Release detained journalist, amend cyber-crime law, CPJ tells Nigerian government

A CIVIL Society Organisation, Community to Protest Journalists (CPJ), advocating for global press freedom has called for the release of Nigerian Journalist, Ime Sunday Silas, and amendment of the Nigeria Cyber Crime Act.

CPJ made this call in a statement posted on its official website on Wednesday noting that the journalist has been held in detention for over one month despite a court order granting his release on bail.

“Nigerian authorities should immediately release journalist Ime Sunday Silas, drop the charges against him, and reform the country’s cybercrime act to ensure it is not used against the press,” CPJ said.

Angela Quintal, CPJ’s Africa program coordinator, in New York said Silas’ illegal detention serves as one of the extents at which the Nigerian government is ready to go to suppress the press in the county.

“The prolonged detention of journalist Ime Sunday Silas is yet another grave reminder of the lengths to which Nigerian authorities are willing to go to silence journalism they find undesirable,” Quintal said.

According to CPJ, Silas was arrested and transferred to the State Police Headquarters on August 17 by officers of the Nigerian Police in Uyo city, the capital of Akwa-Ibom state.

CPJ stated that Silas was arraigned before a local magistrate court on August 18 under Section 24 of Nigeria’s 2015 cybercrime act, according to a copy of the charge sheet it reviewed.

“The court denied Silas bail on August 18, but his lawyers filed a new bail application on August 24, which was granted on September 10, Emmanuel Isangidoho, one of Silas’ lawyers, told CPJ via phone and messaging app.

“Despite being granted bail, Silas remains in the police headquarters as of today, according to Solomon Johnny, Global Concord’s editor-in-chief,” the statement read.

The advocacy group further stated that Silas’ charge sheet alleges that he violated Section 24 of the act related to “cyberstalking” by sending a message that included the title of an August 9 report published by The Profile about Martha Udom Emmanuel, the wife of Akwa-Ibom Governor Udom Emmanuel in a report, titled “Exposed: Okobo PDP Chapter Chair links Gov Udom’s Wife with a plot to blackmail Deputy Speaker,” alleged a blackmail scheme related to upcoming local council elections.
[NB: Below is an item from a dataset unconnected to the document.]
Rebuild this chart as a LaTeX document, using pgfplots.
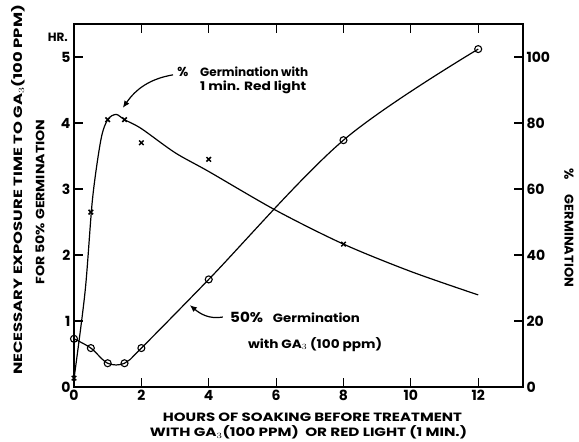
\documentclass[border=0pt]{standalone}
\usepackage{fontspec}
\setmainfont{Poppins}
\usepackage{graphicx}
\usepackage{pgfplots}
\pgfplotsset{compat=1.18}
\usetikzlibrary{arrows.meta}
\newcommand{\fitw}[2]{\resizebox{#1}{\height}{#2}}
\begin{document}
\begin{tikzpicture}
\useasboundingbox (-74pt,-55pt) rectangle (505pt,387pt);
\begin{axis}[
  name=ax,
  at={(0pt,0pt)}, anchor=south west,
  scale only axis, width=449pt, height=363pt,
  xmin=0, xmax=13.33, ymin=0, ymax=5.5,
  xtick={0,2,...,12}, ytick={0,1,...,5},
  xtick pos=both, ytick pos=left,
  tick align=inside, major tick length=9pt,
  axis line style={line width=1.4pt},
  every tick/.style={line width=1.2pt, black},
  tick label style={font=\bfseries\fontsize{14}{14}\selectfont},
  /pgf/number format/assume math mode=true,
  clip=false,
]
% curve: 50% germination with GA3 (hr)
\addplot[line width=1.2pt, smooth, tension=0.55] coordinates {
  (0,0.73) (0.5,0.59) (1,0.36) (1.5,0.36) (2,0.59) (4,1.63) (8,3.74) (12,5.12)};
\addplot[only marks, mark=o, mark size=3.5pt, line width=1.1pt, fill=white] coordinates {
  (0,0.73) (0.5,0.59) (1,0.36) (1.5,0.36) (2,0.59) (4,1.63) (8,3.74) (12,5.12)};
% annotations
\node[anchor=base west, font=\bfseries\fontsize{13}{13}\selectfont, inner sep=0pt] at (axis cs:3.06,4.71) {\fitw{11pt}{\%}};
\node[anchor=base west, font=\bfseries\fontsize{12}{12}\selectfont, inner sep=0pt] at (axis cs:3.74,4.71) {\fitw{108pt}{Germination with}};
\node[anchor=base west, font=\bfseries\fontsize{12}{12}\selectfont, inner sep=0pt] at (axis cs:3.74,4.50) {\fitw{106pt}{1 min. Red light}};
\draw[line width=1.2pt, -{Latex[length=7pt,width=6pt]}] (axis cs:2.94,4.73) to[out=190, in=55] (axis cs:1.45,4.23);
\node[anchor=base west, font=\bfseries\fontsize{14}{14}\selectfont, inner sep=0pt] at (axis cs:4.63,0.97) {\fitw{33pt}{50\%}};
\node[anchor=base west, font=\bfseries\fontsize{12}{12}\selectfont, inner sep=0pt] at (axis cs:5.90,0.97) {\fitw{87pt}{Germination}};
\node[anchor=base west, font=\bfseries\fontsize{12}{12}\selectfont, inner sep=0pt] at (axis cs:5.16,0.59) {\fitw{134pt}{with GA$_3$ (100 ppm)}};
\draw[line width=1.2pt, -{Latex[length=7pt,width=6pt]}] (axis cs:4.42,1.06) to[out=190, in=-40] (axis cs:3.44,1.24);
\end{axis}
\begin{axis}[
  at={(0pt,0pt)}, anchor=south west,
  scale only axis, width=449pt, height=363pt,
  xmin=0, xmax=13.33, ymin=0, ymax=110,
  axis x line=none, axis y line*=right,
  ytick={0,20,...,100},
  tick align=inside, major tick length=9pt,
  axis line style={line width=1.4pt, -},
  every tick/.style={line width=1.2pt, black},
  tick label style={font=\bfseries\fontsize{14}{14}\selectfont},
  /pgf/number format/assume math mode=true,
  clip=false,
]
% curve: % germination with 1 min red light
\addplot[line width=1.2pt, smooth, tension=0.5] coordinates {
  (0,2.5) (0.33,29) (0.55,57) (0.8,75) (1.0,81) (1.25,82.6) (1.5,81) (2,78.3) (3,71) (4,65.3) (6,53.5) (8,43.3) (10,35) (12,27.9)};
\addplot[only marks, mark=x, mark size=3.2pt, line width=1.5pt] coordinates {
  (0,2.7) (0.5,53) (1,81) (1.5,81) (2,74) (4,69) (8,43.3)};
\end{axis}
% axis labels
\node[font=\bfseries\fontsize{12}{12}\selectfont, inner sep=0pt] at (238.5pt,-30pt) {\fitw{299pt}{HOURS OF SOAKING BEFORE TREATMENT}};
\node[font=\bfseries\fontsize{12}{12}\selectfont, inner sep=0pt] at (234.5pt,-45pt) {\fitw{317pt}{WITH GA$_3$(100 PPM)\ \ OR RED LIGHT (1 MIN.)}};
\node[rotate=90, font=\bfseries\fontsize{12}{12}\selectfont, inner sep=0pt] at (-56pt,197pt) {\fitw{370pt}{NECESSARY EXPOSURE TIME TO GA$_3$(100 PPM)}};
\node[rotate=90, font=\bfseries\fontsize{12}{12}\selectfont, inner sep=0pt] at (-34pt,185pt) {\fitw{165pt}{FOR 50\% GERMINATION}};
\node[rotate=-90, font=\bfseries\fontsize{13}{13}\selectfont, inner sep=0pt] at (495pt,213pt) {\%};
\node[rotate=-90, font=\bfseries\fontsize{12.5}{12.5}\selectfont, inner sep=0pt] at (495pt,146pt) {\fitw{92pt}{GERMINATION}};
\node[anchor=east, font=\bfseries\fontsize{12}{12}\selectfont, inner sep=0pt] at (-6pt,349.5pt) {HR.};
\end{tikzpicture}
\end{document}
    CPJ noted that the Nigerian government as part of the means to suppress the press has continued to use section 24 of the cyber-crimes law to prosecute journalists in the country.

    Emmanuel Isangidoho, one of Silas’ lawyer told CPJ that it was illegal for any magistrate court to charge Silas with a federal crime, like cybercrime, and that only a higher court had the authority to hear such cases.

    A check by The ICIR on the Cyber-Crime Act of 2015, Section 30 read that ‘The Attorney-General of the Federation shall prosecute offences under this Act (Cyber Crime Act) subject to the provisions of the Constitution of the Federal Republic of Nigeria, 1999’.

    In a court ruling attached with the statement, CPJ said the Economic of West African States (ECOWAS) in a suit involving the Incorporated Trustees of Laws and Rights Awareness Initiatives and The Federal Republic of Nigeria ruled that the Cyber Crime Act of 2015 Section 24 of the cybercrime act violated the right of freedom of expression and ordered the government to “repeal or amend” the law.